Exercise 1 - Variance
Show that for two independent random variables, \(X,Y\) and arbitraty \(a,b\in\R\), the following equality holds \[\Var(aX+bY) = a^2\cdot\Var(X) + b^2\cdot\Var(Y).\]
Exercise 2 - Variance / Bias Decomposistion
Let \(D=\lbrace (x_i,y_i) | i=1 \ldots n\rbrace\) be a dataset obtained from the true underlying data distribution \(P\), i.e. \(D\sim P^n\). And let \(h_D(\cdot)\) be a classifier trained on \(D\). Show the variance bias decomposition \[ \underbrace{\mathbb{E}_{D,x,y} \li[ (h_D(x) - y)^2 \ri]}_{\text{Expected test error}} = \underbrace{\mathbb{E}_{D,x} \li[ (h_D(x) - \hat{h}(x))^2 \ri]}_{\text{Variance}} + \underbrace{\mathbb{E}_{x,y} \li[ (\hat{y}(x) - y)^2 \ri]}_{\text{Noise}} + \underbrace{\mathbb{E}_{x} \li[ (\hat{h}(x) - \hat{y}(x))^2 \ri]}_{\text{Bias}^2} \] where \(\hat{h}(x) = \mathbb{E}_{D \sim P^n}[h_D(x)]\) is the expected regressor over possible training sets, given the learning algorithm \(\mathcal{A}\) and \(\hat{y}(x) = \mathbb{E}_{y|x}[y]\) is the expected label given \(x\). As mentioned in the lecture, labels might not be deterministic given x. To carry out the proof, proceed in the following steps:
- Show that the following identity holds \[\begin{align} \E_{D,x,y}\li[\li[h_{D}(x) - y\ri]^{2}\ri] = \E_{D, x}\li[(\hh_{D}(x) - \hh(x))^{2}\ri] + \E_{x, y} \li[\li(\hh(x) - y\ri)^{2}\ri]. \end{align}\]

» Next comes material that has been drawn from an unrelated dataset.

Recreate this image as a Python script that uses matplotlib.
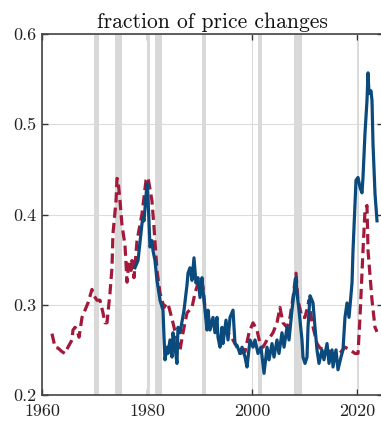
import matplotlib
matplotlib.use("Agg")
import matplotlib.pyplot as plt

plt.rcParams['font.family'] = ['cmr10', 'DejaVu Serif']
plt.rcParams['axes.formatter.use_mathtext'] = True

title = "fraction of price changes"

# recession periods (start, end)
rec_start = [1969.92, 1973.88, 1980.05, 1981.55, 1990.55, 2001.2, 2007.92, 2020.12]
rec_end   = [1970.88, 1975.2, 1980.55, 1982.88, 1991.2, 2001.88, 2009.5, 2020.33]

# red dashed series
red_years = [1961.90, 1962.48, 1963.05, 1963.81, 1964.38, 1964.95, 1965.71, 1965.90,
             1966.29, 1966.67, 1967.05, 1967.62, 1968.19, 1968.76, 1969.52, 1969.90,
             1970.48, 1971.05, 1971.62, 1972.00, 1972.38, 1972.57, 1972.95, 1973.33,
             1973.52, 1974.10, 1974.29, 1974.48, 1974.86, 1975.24, 1975.81, 1976.19,
             1976.57, 1976.95, 1977.14, 1977.52, 1978.10, 1979.05, 1979.81, 1980.19,
             1980.95, 1981.33, 1981.90, 1982.48, 1983.24, 1983.81, 1984.19, 1984.95,
             1985.71, 1986.29, 1986.86, 1987.62, 1988.57, 1989.14, 1989.90, 1990.29,
             1990.67, 1991.24, 1991.62, 1992.38, 1992.95, 1993.90, 1994.48, 1995.43,
             1996.19, 1997.14, 1997.71, 1998.67, 1999.43, 2000.19, 2000.95, 2001.52,
             2002.10, 2002.86, 2003.43, 2004.00, 2004.76, 2005.33, 2005.90, 2006.67,
             2007.24, 2007.81, 2008.38, 2008.76, 2009.52, 2010.10, 2010.86, 2011.43,
             2012.38, 2012.95, 2014.29, 2015.43, 2016.38, 2017.71, 2018.67, 2019.62,
             2020.19, 2020.57, 2021.14, 2021.52, 2021.90, 2022.10, 2022.86, 2023.43,
             2023.81]
red_vals = [0.268, 0.253, 0.252, 0.248, 0.246, 0.253, 0.261, 0.272,
            0.275, 0.272, 0.264, 0.286, 0.294, 0.302, 0.317, 0.310,
            0.305, 0.305, 0.291, 0.280, 0.280, 0.291, 0.313, 0.341,
            0.379, 0.415, 0.440, 0.438, 0.415, 0.388, 0.366, 0.325,
            0.349, 0.338, 0.349, 0.330, 0.371, 0.401, 0.438, 0.441,
            0.415, 0.386, 0.338, 0.313, 0.297, 0.302, 0.297, 0.280,
            0.261, 0.250, 0.269, 0.291, 0.297, 0.313, 0.327, 0.329,
            0.319, 0.286, 0.281, 0.283, 0.275, 0.272, 0.270, 0.269,
            0.263, 0.253, 0.246, 0.248, 0.269, 0.280, 0.272, 0.257,
            0.253, 0.261, 0.264, 0.269, 0.280, 0.297, 0.280, 0.275,
            0.286, 0.308, 0.335, 0.305, 0.286, 0.286, 0.305, 0.280,
            0.257, 0.252, 0.250, 0.246, 0.244, 0.253, 0.250, 0.246,
            0.246, 0.286, 0.360, 0.404, 0.410, 0.360, 0.305, 0.275,
            0.270]

# blue solid series
blue_years = [1977.71, 1978.29, 1979.05, 1979.24, 1979.43, 1980.00, 1980.19, 1980.57,
              1980.95, 1981.14, 1981.52, 1981.90, 1982.48, 1983.05, 1983.24, 1983.43,
              1983.81, 1984.00, 1984.38, 1984.76, 1984.95, 1985.33, 1985.71, 1985.90,
              1986.29, 1987.05, 1987.62, 1987.81, 1988.19, 1988.57, 1988.95, 1989.33,
              1989.71, 1990.10, 1990.48, 1990.67, 1991.05, 1991.43, 1991.62, 1992.00,
              1992.57, 1992.95, 1993.33, 1993.52, 1993.90, 1994.29, 1994.48, 1995.05,
              1995.43, 1995.81, 1996.38, 1996.76, 1997.14, 1997.71, 1998.10, 1998.67,
              1999.05, 1999.62, 2000.19, 2000.57, 2001.14, 2001.71, 2002.29, 2002.86,
              2003.24, 2003.81, 2004.19, 2004.76, 2005.14, 2005.71, 2006.10, 2006.67,
              2007.05, 2007.62, 2008.00, 2008.38, 2008.57, 2008.95, 2009.52, 2009.71,
              2010.10, 2010.48, 2010.67, 2011.05, 2011.43, 2011.62, 2012.00, 2012.38,
              2012.76, 2013.33, 2013.71, 2014.29, 2014.67, 2015.24, 2015.43, 2016.00,
              2016.38, 2016.95, 2017.33, 2017.71, 2018.10, 2018.48, 2019.05, 2019.24,
              2019.81, 2020.19, 2020.57, 2020.95, 2021.14, 2021.52, 2021.90, 2022.10,
              2022.29, 2022.67, 2022.86, 2023.05, 2023.43, 2023.81]
blue_vals = [0.341, 0.349, 0.390, 0.397, 0.393, 0.434, 0.419, 0.364,
             0.371, 0.360, 0.349, 0.327, 0.305, 0.294, 0.264, 0.239,
             0.253, 0.246, 0.261, 0.242, 0.269, 0.253, 0.235, 0.275,
             0.269, 0.294, 0.322, 0.335, 0.341, 0.327, 0.352, 0.324,
             0.330, 0.308, 0.330, 0.316, 0.294, 0.272, 0.294, 0.272,
             0.286, 0.269, 0.286, 0.264, 0.253, 0.275, 0.257, 0.283,
             0.261, 0.286, 0.294, 0.257, 0.255, 0.246, 0.253, 0.242,
             0.231, 0.261, 0.253, 0.261, 0.246, 0.253, 0.224, 0.253,
             0.239, 0.257, 0.242, 0.261, 0.246, 0.269, 0.253, 0.275,
             0.261, 0.294, 0.313, 0.330, 0.313, 0.294, 0.261, 0.242,
             0.235, 0.242, 0.275, 0.310, 0.305, 0.302, 0.275, 0.250,
             0.235, 0.250, 0.239, 0.257, 0.235, 0.250, 0.231, 0.250,
             0.228, 0.242, 0.250, 0.286, 0.302, 0.286, 0.324, 0.360,
             0.438, 0.441, 0.430, 0.424, 0.441, 0.490, 0.526, 0.557,
             0.534, 0.537, 0.526, 0.478, 0.423, 0.393]

yticks = [0.2, 0.3, 0.4, 0.5, 0.6]
ytick_labels = ["0.2", "0.3", "0.4", "0.5", "0.6"]
xticks = [1960, 1980, 2000, 2020]
xtick_labels = ["1960", "1980", "2000", "2020"]

W, H = 381, 421
fig = plt.figure(figsize=(W / 100, H / 100), dpi=100)
left, right, top, bottom = 42, 382.5, 34, 395
ax = fig.add_axes([left / W, 1 - bottom / H, (right - left) / W, (bottom - top) / H])

for s, e in zip(rec_start, rec_end):
    ax.axvspan(s, e, color='#d9d9d9', lw=0, zorder=1)

ax.plot(red_years, red_vals, color='#a3193a', lw=2.3, ls=(0, (3.2, 1.6)),
        zorder=3, solid_capstyle='butt', dash_capstyle='butt')
ax.plot(blue_years, blue_vals, color='#0b4a7c', lw=2.3, zorder=4,
        solid_joinstyle='round')

ax.set_xlim(1960, 1960 + (right - left) / 5.25)
ax.set_ylim(0.2, 0.6)
ax.set_yticks(yticks)
ax.set_yticklabels(ytick_labels)
ax.set_xticks(xticks)
ax.set_xticklabels(xtick_labels)

ax.grid(True, color='#dcdcdc', lw=0.8, zorder=0)
ax.set_axisbelow(True)
ax.tick_params(direction='in', length=4, width=1.0, color='#333333',
               top=True, right=True, labelsize=13, labelcolor='#222222')
ax.tick_params(axis='x', pad=6)
ax.tick_params(axis='y', pad=4)
for sp in ax.spines.values():
    sp.set_color('#444444')
    sp.set_linewidth(1.2)

ax.set_title(title, fontsize=15.5, color='#111111', pad=4)

fig.savefig("out.png", dpi=100)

- Next, show \[\begin{align} E_{x, y} \li[ \li(\hh(x) - y \ri)^{2}\ri] =E_{x, y} \li[\li(\hy(x) - y\ri)^{2}\ri] + E_{x} \li[\li(\hh(x) - \hy(x)\ri)^{2}\ri] \end{align}\] which completes the proof by substituting (2) into (1).
Exercise 3 - Ensembling
Download the file exercises06-ensembling.ipynb
from quercus. It contains basic Pytorch code training a classifier on MNIST. Modify that code such that it trains an ensemble of 5-10 neural networks and computes their average prediction once trained.